Enabling Hive metastore high availability

To provide high availability for the Hive metastore, multiple Hive metastore services can be started to which clients can connect. Because the metastore services store their state in a database (for example the MySQL database in the default configuration), the database should be highly available as well, for example through replication. To configure high availability for your database, refer to the documentation provided by the database vendor.

About this task

In the Ambari web interface, configure all the nodes on which you want to run a Hive metastore service. It is recommended that you run each instance of the Hive metastore on a different cluster node.

Procedure

  1. From the Ambari web interface, click Hive and stop the service.
  2. While in the Hive service, click Service Actions > Add Hive Metastore.
  3. Select a host and then confirm.
  4. Start the Hive service.

    Metastore clients find the URI of the metastore from the configuration parameter hive.metastore.uris. The property hive.metastore.uris is a comma separated list of metastore URIs on which a metastore service is running.


    After restarting the Hive services, the value for hive.metastore.uris shows the new Hive metastore service, along with the already configured values:
    thrift://abc1209.abc.com:9083,thrift://abc1210.abc.com:9083 
    When a client connects to a metastore, it starts with the first URI in the list of metastore URIs. If the metastore from the first URI is not responding, it randomly picks another URI from the list until it is able to connect. If the client is not able to connect to any metastore, the connection fails.
  5. To configure the number of times Hive metastore clients try to connect to the metastore, modify the following parameters:
    Table 1. Properties that control retry attempts for connections
    Property Value Description
    hive.metastore.client.connect.retry.delay 5s The number of seconds for the client to wait between consecutive connection attempts.
    hive.metastore.connect.retries 24 The number of retries while opening a connection to metastore.
    With the default values, a metastore client would try to connect to any of the metastore URIs.
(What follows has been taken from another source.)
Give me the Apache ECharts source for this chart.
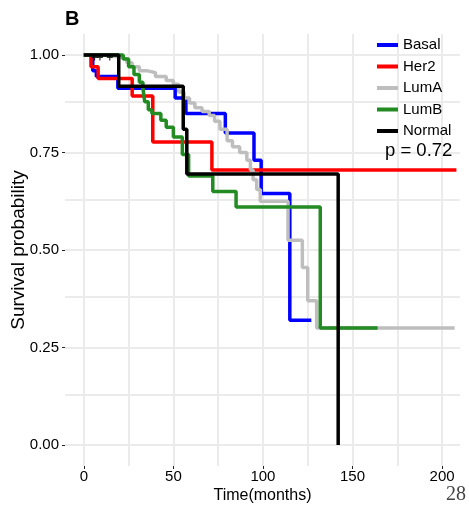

If the connection fails to all of them, wait 5 seconds to re-try the connection. If the connection fails 24 times, a connection exception is thrown.
  6. In a secure cluster, also configure the following property:
    
    Name: hive.cluster.delegation.token.store.class 
    Value: org.apache.hadoop.hive.thrift.DBTokenStore 
  7. Restart all Hive services from the Ambari web interface after updating the Hive configurations.